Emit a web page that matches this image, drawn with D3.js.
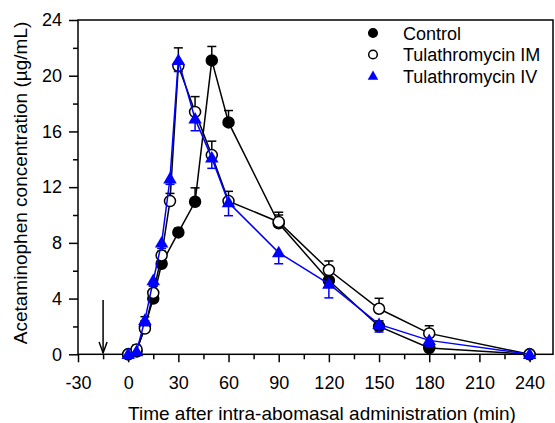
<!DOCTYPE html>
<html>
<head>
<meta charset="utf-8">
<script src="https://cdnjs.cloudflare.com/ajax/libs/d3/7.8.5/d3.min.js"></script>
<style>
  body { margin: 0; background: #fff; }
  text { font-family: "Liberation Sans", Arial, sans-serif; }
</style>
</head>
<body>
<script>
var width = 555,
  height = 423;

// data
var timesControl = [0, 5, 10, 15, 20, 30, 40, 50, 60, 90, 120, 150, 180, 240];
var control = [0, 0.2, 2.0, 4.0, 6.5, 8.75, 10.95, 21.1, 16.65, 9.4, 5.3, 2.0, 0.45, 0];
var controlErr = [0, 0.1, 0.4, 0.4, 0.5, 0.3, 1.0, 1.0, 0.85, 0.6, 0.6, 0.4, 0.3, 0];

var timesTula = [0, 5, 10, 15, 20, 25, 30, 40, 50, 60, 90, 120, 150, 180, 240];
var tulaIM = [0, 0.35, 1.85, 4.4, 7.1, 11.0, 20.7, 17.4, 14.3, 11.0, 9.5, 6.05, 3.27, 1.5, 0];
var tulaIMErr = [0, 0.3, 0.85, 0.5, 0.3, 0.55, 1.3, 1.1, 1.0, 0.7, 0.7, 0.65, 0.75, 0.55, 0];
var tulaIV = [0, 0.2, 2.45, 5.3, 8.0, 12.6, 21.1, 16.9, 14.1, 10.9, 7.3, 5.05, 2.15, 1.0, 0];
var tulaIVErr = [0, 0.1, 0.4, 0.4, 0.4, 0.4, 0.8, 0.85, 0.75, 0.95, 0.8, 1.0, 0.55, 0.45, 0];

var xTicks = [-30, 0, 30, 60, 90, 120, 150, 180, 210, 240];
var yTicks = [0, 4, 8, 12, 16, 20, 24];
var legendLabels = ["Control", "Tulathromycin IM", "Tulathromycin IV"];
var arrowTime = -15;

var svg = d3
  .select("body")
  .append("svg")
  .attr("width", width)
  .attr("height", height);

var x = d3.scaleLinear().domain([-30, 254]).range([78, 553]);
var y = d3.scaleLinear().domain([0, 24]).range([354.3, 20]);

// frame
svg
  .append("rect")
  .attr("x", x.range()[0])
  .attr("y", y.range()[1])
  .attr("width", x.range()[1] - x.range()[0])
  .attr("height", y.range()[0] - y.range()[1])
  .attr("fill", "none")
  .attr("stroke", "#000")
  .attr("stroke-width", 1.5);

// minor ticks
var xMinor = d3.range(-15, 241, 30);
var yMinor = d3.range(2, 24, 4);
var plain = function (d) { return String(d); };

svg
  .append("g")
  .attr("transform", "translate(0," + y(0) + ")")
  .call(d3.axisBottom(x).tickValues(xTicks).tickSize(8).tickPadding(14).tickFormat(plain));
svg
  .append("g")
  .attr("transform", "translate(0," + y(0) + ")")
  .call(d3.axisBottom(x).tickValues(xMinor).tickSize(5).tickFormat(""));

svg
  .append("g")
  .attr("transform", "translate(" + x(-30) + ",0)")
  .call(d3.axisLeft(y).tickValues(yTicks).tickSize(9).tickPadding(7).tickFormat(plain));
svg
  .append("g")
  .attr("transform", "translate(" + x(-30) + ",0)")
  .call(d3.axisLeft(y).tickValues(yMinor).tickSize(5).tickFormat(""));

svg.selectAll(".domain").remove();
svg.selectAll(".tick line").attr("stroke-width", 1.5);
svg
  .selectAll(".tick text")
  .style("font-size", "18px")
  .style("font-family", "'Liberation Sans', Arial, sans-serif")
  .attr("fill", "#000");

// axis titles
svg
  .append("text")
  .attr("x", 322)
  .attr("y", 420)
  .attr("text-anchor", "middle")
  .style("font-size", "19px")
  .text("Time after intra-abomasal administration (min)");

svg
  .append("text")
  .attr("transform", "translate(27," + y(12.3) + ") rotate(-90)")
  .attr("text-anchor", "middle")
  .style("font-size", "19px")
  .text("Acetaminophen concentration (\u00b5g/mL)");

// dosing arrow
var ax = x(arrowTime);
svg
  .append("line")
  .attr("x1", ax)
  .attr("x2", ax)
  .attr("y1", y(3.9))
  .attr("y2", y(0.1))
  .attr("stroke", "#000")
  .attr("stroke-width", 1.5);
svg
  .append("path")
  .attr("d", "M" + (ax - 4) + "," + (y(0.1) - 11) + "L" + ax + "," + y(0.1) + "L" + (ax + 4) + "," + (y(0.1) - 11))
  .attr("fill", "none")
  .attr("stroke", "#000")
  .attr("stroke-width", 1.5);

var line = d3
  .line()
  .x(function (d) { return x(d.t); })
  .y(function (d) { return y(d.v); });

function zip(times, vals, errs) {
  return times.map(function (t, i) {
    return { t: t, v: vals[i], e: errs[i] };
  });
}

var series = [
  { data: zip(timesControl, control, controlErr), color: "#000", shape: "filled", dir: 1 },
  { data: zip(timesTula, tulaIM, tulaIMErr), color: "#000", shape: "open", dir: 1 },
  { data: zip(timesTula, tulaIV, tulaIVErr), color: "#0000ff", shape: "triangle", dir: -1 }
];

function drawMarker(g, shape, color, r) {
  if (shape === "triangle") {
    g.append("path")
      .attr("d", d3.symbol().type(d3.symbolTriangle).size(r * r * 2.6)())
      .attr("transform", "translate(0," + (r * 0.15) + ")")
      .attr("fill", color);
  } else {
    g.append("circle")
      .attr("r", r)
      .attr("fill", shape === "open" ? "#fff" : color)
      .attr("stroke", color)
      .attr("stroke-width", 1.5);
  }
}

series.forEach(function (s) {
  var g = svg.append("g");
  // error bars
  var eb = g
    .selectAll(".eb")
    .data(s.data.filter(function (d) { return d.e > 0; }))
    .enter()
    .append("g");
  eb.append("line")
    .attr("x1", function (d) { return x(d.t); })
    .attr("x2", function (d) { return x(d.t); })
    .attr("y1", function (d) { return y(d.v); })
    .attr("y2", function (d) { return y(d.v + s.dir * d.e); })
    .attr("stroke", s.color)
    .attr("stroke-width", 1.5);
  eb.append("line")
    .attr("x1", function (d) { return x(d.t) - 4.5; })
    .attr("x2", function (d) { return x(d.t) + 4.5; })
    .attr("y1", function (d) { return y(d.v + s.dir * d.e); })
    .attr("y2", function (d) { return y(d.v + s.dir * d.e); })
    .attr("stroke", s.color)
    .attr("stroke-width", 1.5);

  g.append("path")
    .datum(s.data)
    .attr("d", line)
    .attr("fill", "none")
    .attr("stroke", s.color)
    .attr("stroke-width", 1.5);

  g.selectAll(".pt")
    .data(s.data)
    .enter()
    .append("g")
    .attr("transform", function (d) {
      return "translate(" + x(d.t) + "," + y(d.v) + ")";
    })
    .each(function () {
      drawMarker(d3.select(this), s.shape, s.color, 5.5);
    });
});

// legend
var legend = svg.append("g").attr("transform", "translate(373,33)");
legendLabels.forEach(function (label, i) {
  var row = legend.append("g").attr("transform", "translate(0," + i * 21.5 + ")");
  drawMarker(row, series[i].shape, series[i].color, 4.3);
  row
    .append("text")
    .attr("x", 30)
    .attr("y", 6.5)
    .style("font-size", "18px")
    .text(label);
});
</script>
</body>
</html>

═══

Copy nothing but the lines from the top of the material through the line holding "height = 423;", exactly as written; omit pictures.

Emit a web page that matches this image, drawn with D3.js.
<!DOCTYPE html>
<html>
<head>
<meta charset="utf-8">
<script src="https://cdnjs.cloudflare.com/ajax/libs/d3/7.8.5/d3.min.js"></script>
<style>
  body { margin: 0; background: #fff; }
  text { font-family: "Liberation Sans", Arial, sans-serif; }
</style>
</head>
<body>
<script>
var width = 555,
  height = 423;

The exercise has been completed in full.